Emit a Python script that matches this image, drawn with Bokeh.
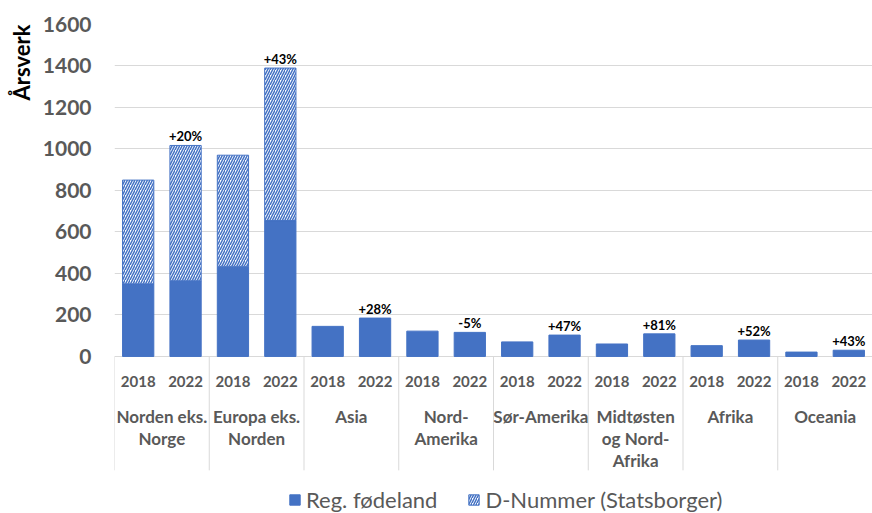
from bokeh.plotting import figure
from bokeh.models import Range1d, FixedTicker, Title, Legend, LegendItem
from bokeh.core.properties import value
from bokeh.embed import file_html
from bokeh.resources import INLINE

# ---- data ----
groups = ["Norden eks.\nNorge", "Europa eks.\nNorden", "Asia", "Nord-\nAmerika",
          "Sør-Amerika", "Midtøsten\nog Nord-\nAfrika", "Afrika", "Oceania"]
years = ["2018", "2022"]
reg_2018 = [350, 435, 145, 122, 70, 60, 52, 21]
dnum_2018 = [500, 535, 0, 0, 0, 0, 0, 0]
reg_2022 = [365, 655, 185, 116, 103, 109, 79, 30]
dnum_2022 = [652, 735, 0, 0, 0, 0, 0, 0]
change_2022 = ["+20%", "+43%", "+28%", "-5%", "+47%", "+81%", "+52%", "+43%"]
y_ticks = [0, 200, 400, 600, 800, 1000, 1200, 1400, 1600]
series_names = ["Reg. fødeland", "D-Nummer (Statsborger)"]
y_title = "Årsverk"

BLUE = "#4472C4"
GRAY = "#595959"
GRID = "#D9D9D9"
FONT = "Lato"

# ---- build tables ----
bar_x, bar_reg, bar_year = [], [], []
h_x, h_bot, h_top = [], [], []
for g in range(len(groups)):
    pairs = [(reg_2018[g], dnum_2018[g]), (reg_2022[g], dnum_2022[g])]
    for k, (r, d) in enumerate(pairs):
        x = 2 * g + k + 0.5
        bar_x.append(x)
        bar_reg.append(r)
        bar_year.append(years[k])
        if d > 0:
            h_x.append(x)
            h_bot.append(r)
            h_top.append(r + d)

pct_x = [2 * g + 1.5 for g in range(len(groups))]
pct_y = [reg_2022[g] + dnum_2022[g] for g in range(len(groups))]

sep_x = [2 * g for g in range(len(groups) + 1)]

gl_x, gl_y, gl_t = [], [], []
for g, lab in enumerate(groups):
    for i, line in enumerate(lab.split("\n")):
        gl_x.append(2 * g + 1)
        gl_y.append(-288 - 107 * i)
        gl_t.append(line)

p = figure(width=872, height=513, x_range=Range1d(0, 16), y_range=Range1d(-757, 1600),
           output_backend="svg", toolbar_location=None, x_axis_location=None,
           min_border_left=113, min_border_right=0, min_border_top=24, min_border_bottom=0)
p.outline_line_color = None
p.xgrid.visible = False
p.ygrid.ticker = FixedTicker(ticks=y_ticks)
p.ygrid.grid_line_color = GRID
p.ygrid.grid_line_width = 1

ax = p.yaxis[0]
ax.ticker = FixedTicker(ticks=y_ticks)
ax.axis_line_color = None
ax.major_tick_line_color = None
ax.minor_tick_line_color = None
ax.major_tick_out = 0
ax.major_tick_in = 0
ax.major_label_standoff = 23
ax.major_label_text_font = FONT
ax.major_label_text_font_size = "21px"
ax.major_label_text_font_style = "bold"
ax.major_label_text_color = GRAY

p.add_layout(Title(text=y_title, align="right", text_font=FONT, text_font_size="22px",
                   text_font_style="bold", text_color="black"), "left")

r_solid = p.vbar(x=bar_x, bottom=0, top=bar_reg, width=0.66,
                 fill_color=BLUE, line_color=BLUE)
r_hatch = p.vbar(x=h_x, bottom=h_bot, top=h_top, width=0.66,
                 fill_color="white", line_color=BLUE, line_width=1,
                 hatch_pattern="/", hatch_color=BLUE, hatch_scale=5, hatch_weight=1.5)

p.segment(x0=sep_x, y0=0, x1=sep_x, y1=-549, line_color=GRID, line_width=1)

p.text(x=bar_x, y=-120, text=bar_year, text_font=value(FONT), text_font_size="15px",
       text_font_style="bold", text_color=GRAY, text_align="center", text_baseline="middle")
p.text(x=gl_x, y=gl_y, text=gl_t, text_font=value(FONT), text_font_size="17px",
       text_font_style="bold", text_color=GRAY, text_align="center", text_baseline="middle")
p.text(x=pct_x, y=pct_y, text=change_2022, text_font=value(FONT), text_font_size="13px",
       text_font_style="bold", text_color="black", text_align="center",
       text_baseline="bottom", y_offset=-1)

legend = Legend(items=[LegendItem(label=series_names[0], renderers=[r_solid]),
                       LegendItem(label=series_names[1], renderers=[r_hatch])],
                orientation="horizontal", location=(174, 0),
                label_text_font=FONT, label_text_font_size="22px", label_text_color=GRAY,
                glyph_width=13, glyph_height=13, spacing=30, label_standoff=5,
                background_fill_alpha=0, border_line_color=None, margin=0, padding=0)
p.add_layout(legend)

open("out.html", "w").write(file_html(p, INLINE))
::::::
To be done: Every line of text is to be repeated exactly; pictures are left out.

The response:
Emit a Python script that matches this image, drawn with Bokeh.
from bokeh.plotting import figure
from bokeh.models import Range1d, FixedTicker, Title, Legend, LegendItem
from bokeh.core.properties import value
from bokeh.embed import file_html
from bokeh.resources import INLINE

# ---- data ----
groups = ["Norden eks.\nNorge", "Europa eks.\nNorden", "Asia", "Nord-\nAmerika",
          "Sør-Amerika", "Midtøsten\nog Nord-\nAfrika", "Afrika", "Oceania"]
years = ["2018", "2022"]
reg_2018 = [350, 435, 145, 122, 70, 60, 52, 21]
dnum_2018 = [500, 535, 0, 0, 0, 0, 0, 0]
reg_2022 = [365, 655, 185, 116, 103, 109, 79, 30]
dnum_2022 = [652, 735, 0, 0, 0, 0, 0, 0]
change_2022 = ["+20%", "+43%", "+28%", "-5%", "+47%", "+81%", "+52%", "+43%"]
y_ticks = [0, 200, 400, 600, 800, 1000, 1200, 1400, 1600]
series_names = ["Reg. fødeland", "D-Nummer (Statsborger)"]
y_title = "Årsverk"

BLUE = "#4472C4"
GRAY = "#595959"
GRID = "#D9D9D9"
FONT = "Lato"

# ---- build tables ----
bar_x, bar_reg, bar_year = [], [], []
h_x, h_bot, h_top = [], [], []
for g in range(len(groups)):
    pairs = [(reg_2018[g], dnum_2018[g]), (reg_2022[g], dnum_2022[g])]
    for k, (r, d) in enumerate(pairs):
        x = 2 * g + k + 0.5
        bar_x.append(x)
        bar_reg.append(r)
        bar_year.append(years[k])
        if d > 0:
            h_x.append(x)
            h_bot.append(r)
            h_top.append(r + d)

pct_x = [2 * g + 1.5 for g in range(len(groups))]
pct_y = [reg_2022[g] + dnum_2022[g] for g in range(len(groups))]

sep_x = [2 * g for g in range(len(groups) + 1)]

gl_x, gl_y, gl_t = [], [], []
for g, lab in enumerate(groups):
    for i, line in enumerate(lab.split("\n")):
        gl_x.append(2 * g + 1)
        gl_y.append(-288 - 107 * i)
        gl_t.append(line)

p = figure(width=872, height=513, x_range=Range1d(0, 16), y_range=Range1d(-757, 1600),
           output_backend="svg", toolbar_location=None, x_axis_location=None,
           min_border_left=113, min_border_right=0, min_border_top=24, min_border_bottom=0)
p.outline_line_color = None
p.xgrid.visible = False
p.ygrid.ticker = FixedTicker(ticks=y_ticks)
p.ygrid.grid_line_color = GRID
p.ygrid.grid_line_width = 1

ax = p.yaxis[0]
ax.ticker = FixedTicker(ticks=y_ticks)
ax.axis_line_color = None
ax.major_tick_line_color = None
ax.minor_tick_line_color = None
ax.major_tick_out = 0
ax.major_tick_in = 0
ax.major_label_standoff = 23
ax.major_label_text_font = FONT
ax.major_label_text_font_size = "21px"
ax.major_label_text_font_style = "bold"
ax.major_label_text_color = GRAY

p.add_layout(Title(text=y_title, align="right", text_font=FONT, text_font_size="22px",
                   text_font_style="bold", text_color="black"), "left")

r_solid = p.vbar(x=bar_x, bottom=0, top=bar_reg, width=0.66,
                 fill_color=BLUE, line_color=BLUE)
r_hatch = p.vbar(x=h_x, bottom=h_bot, top=h_top, width=0.66,
                 fill_color="white", line_color=BLUE, line_width=1,
                 hatch_pattern="/", hatch_color=BLUE, hatch_scale=5, hatch_weight=1.5)

p.segment(x0=sep_x, y0=0, x1=sep_x, y1=-549, line_color=GRID, line_width=1)

p.text(x=bar_x, y=-120, text=bar_year, text_font=value(FONT), text_font_size="15px",
       text_font_style="bold", text_color=GRAY, text_align="center", text_baseline="middle")
p.text(x=gl_x, y=gl_y, text=gl_t, text_font=value(FONT), text_font_size="17px",
       text_font_style="bold", text_color=GRAY, text_align="center", text_baseline="middle")
p.text(x=pct_x, y=pct_y, text=change_2022, text_font=value(FONT), text_font_size="13px",
       text_font_style="bold", text_color="black", text_align="center",
       text_baseline="bottom", y_offset=-1)

legend = Legend(items=[LegendItem(label=series_names[0], renderers=[r_solid]),
                       LegendItem(label=series_names[1], renderers=[r_hatch])],
                orientation="horizontal", location=(174, 0),
                label_text_font=FONT, label_text_font_size="22px", label_text_color=GRAY,
                glyph_width=13, glyph_height=13, spacing=30, label_standoff=5,
                background_fill_alpha=0, border_line_color=None, margin=0, padding=0)
p.add_layout(legend)

open("out.html", "w").write(file_html(p, INLINE))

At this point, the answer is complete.